Anyway, I wanted to put these thoughts to words and get them out, so here are two ideas or story seeds to get this problem to your characters.

A Dragon’s Tears

1. The king has been cursed by a Fairy Queen after insulting her. She cried at hearing the plea of a servant who was caught stealing. The king answered with hard punishment to the servant. The fairy, in disguise as a rich trader, put a curse on the king, turning him into a dragon. The curse can only be lifted when the dragon cries. The Queen, not wanting a dragon for a husband has put out a reward for anyone who can make the dragon cry real tears.


This is just an option without an immediate violent solution. It will ask the players to think of ways to get the dragon-king to cry. It’s a chance for bards to ply their trade and try to move the king to cry, for clerics to try and convince the king to a deep and sorrowful repentance, a chance for a down-to-earth cook to buy a cart full of onions and start cutting them all in front of the dragon until he cries, etc. A charlatan and cheater might try to fake tears, but as long as the king remains a dragon it’s clear that the curse still stands.


Of course, die hard adventurers might still decide to try and hunt down the Fairy Queen and force her at sword-point to remove the curse, but she most likely will not, and if they find a way to force her hand so as to do so, she and her court will remember.


2. The king has offered a reward for whoever can bring him a dragon’s tears. It is a needed ingredient to treat the strange illness his daughter has fallen under. This is what the Royal Alchemist has told him. The reward? A title and land, a chance to become your own Lord.

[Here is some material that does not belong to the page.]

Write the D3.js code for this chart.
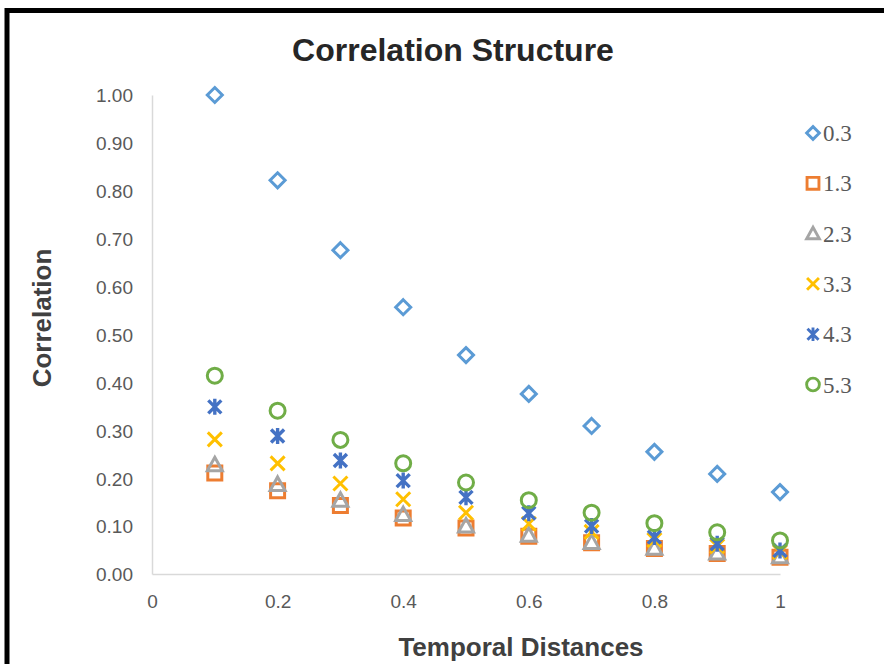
<!DOCTYPE html>
<html>
<head>
<meta charset="utf-8">
<script src="https://cdn.jsdelivr.net/npm/d3@7"></script>
<style>
  html, body { margin: 0; padding: 0; background: #fff; }
  svg { display: block; }
</style>
</head>
<body>
<svg id="chart" width="884" height="664"></svg>
<script>
// ---- data ----
const distances = [0.1, 0.2, 0.3, 0.4, 0.5, 0.6, 0.7, 0.8, 0.9, 1.0];
const seriesNames = ["0.3", "1.3", "2.3", "3.3", "4.3", "5.3"];
const s03 = [1.00, 0.822, 0.676, 0.557, 0.457, 0.376, 0.309, 0.255, 0.209, 0.171];
const s13 = [0.211, 0.174, 0.143, 0.117, 0.096, 0.079, 0.065, 0.053, 0.043, 0.035];
const s23 = [0.228, 0.187, 0.154, 0.124, 0.100, 0.081, 0.066, 0.054, 0.044, 0.036];
const s33 = [0.281, 0.231, 0.189, 0.156, 0.128, 0.105, 0.088, 0.071, 0.058, 0.046];
const s43 = [0.349, 0.288, 0.237, 0.195, 0.160, 0.127, 0.100, 0.077, 0.063, 0.049];
const s53 = [0.414, 0.341, 0.280, 0.231, 0.191, 0.154, 0.128, 0.106, 0.087, 0.070];
const xTicks = [0, 0.2, 0.4, 0.6, 0.8, 1];
const xTickLabels = ["0", "0.2", "0.4", "0.6", "0.8", "1"];
const yTicks = [0, 0.1, 0.2, 0.3, 0.4, 0.5, 0.6, 0.7, 0.8, 0.9, 1.0];
const yTickLabels = ["0.00", "0.10", "0.20", "0.30", "0.40", "0.50", "0.60", "0.70", "0.80", "0.90", "1.00"];
const colors = ["#5B9BD5", "#ED7D31", "#A5A5A5", "#FFC000", "#4472C4", "#70AD47"];
const shapes = ["diamond", "square", "triangle", "x", "star", "circle"];
const seriesValues = [s03, s13, s23, s33, s43, s53];

// ---- layout ----
const svg = d3.select("#chart");
const x = d3.scaleLinear().domain([0, 1]).range([152, 780]);
const y = d3.scaleLinear().domain([0, 1]).range([574, 95]);

// frame (top + left visible)
svg.append("rect").attr("x", 7).attr("y", 10.5).attr("width", 1000).attr("height", 1000)
  .attr("fill", "#fff").attr("stroke", "#000").attr("stroke-width", 5);

function markerPath(shape) {
  switch (shape) {
    case "diamond": return "M0,-7.5L7.5,0L0,7.5L-7.5,0Z";
    case "square": return "M-7,-7H7V7H-7Z";
    case "triangle": return "M0,-7.5L7.5,6L-7.5,6Z";
    case "x": return "M-7,-7L7,7M7,-7L-7,7";
    case "star": return "M-6.5,-6.5L6.5,6.5M6.5,-6.5L-6.5,6.5M0,-8V8";
    case "circle": return "M7.5,0A7.5,7.5 0 1 1 -7.5,0A7.5,7.5 0 1 1 7.5,0Z";
  }
}

// axes
const xAxis = d3.axisBottom(x).tickValues(xTicks).tickFormat((d, i) => xTickLabels[i]).tickSize(0).tickPadding(0);
const yAxis = d3.axisLeft(y).tickValues(yTicks).tickFormat((d, i) => yTickLabels[i]).tickSize(0).tickPadding(0);

const gx = svg.append("g").attr("transform", `translate(0,${y(0)})`).call(xAxis);
gx.select(".domain").attr("stroke", "#d9d9d9").attr("stroke-width", 1.5);
gx.selectAll("text").attr("y", 34).attr("dy", null)
  .attr("font-family", "Liberation Sans, Arial, sans-serif").attr("font-size", 19).attr("fill", "#595959");

const gy = svg.append("g").attr("transform", `translate(${x(0)},0)`).call(yAxis);
gy.select(".domain").attr("stroke", "#d9d9d9").attr("stroke-width", 1.5);
gy.selectAll("text").attr("x", -19).attr("dy", "0.36em")
  .attr("font-family", "Liberation Sans, Arial, sans-serif").attr("font-size", 19).attr("fill", "#595959");

// series
seriesValues.forEach((vals, si) => {
  const g = svg.append("g");
  g.selectAll("path").data(vals).join("path")
    .attr("transform", (d, i) => `translate(${x(distances[i])},${y(d)})`)
    .attr("d", markerPath(shapes[si]))
    .attr("fill", "none")
    .attr("stroke", colors[si])
    .attr("stroke-width", shapes[si] === "star" ? 3.4 : 3);
});

// legend
const legend = svg.append("g");
seriesNames.forEach((name, i) => {
  const ly = 133 + i * 50.3;
  legend.append("path").attr("transform", `translate(813,${ly}) scale(0.85)`)
    .attr("d", markerPath(shapes[i])).attr("fill", "none")
    .attr("stroke", colors[i]).attr("stroke-width", 3.4);
  legend.append("text").attr("x", 823).attr("y", ly + 8)
    .attr("font-family", "Liberation Serif, Times New Roman, serif").attr("font-size", 23)
    .attr("fill", "#595959").text(name);
});

// titles
svg.append("text").attr("x", 453).attr("y", 61).attr("text-anchor", "middle")
  .attr("font-family", "Liberation Sans, Arial, sans-serif").attr("font-weight", "bold")
  .attr("font-size", 32).attr("fill", "#262626").text("Correlation Structure");
svg.append("text").attr("x", 521).attr("y", 656).attr("text-anchor", "middle")
  .attr("font-family", "Liberation Sans, Arial, sans-serif").attr("font-weight", "bold")
  .attr("font-size", 26).attr("fill", "#404040").text("Temporal Distances");
svg.append("text").attr("transform", "translate(51,318) rotate(-90)").attr("text-anchor", "middle")
  .attr("font-family", "Liberation Sans, Arial, sans-serif").attr("font-weight", "bold")
  .attr("font-size", 26).attr("fill", "#404040").text("Correlation");
</script>
</body>
</html>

With this option the players get the option to try and hunt down a dragon (many charlatans will try to sell maps to dragons, as if they are to be found just everywhere). The first step is to find a dragon, then they need to find a way to get that dragon to cry and to collect its tears. And then, with those tears, they need to find their way back to the king. With a quest as publicly available as that they will no doubt have plenty of competition along the way.

2 comments:

  1. Very fun!
    You can run any number of variations on this "emotional potion ingredient" scenario. What if the item required was a dragon's laughter? Or a miserly ogre's prized possession, but only if given freely? Or the hair of a living unicorn (unicorns being too proud to allow themselves to be shorn, naturally)? Many fascinating possible solutions would surely emerge at the table.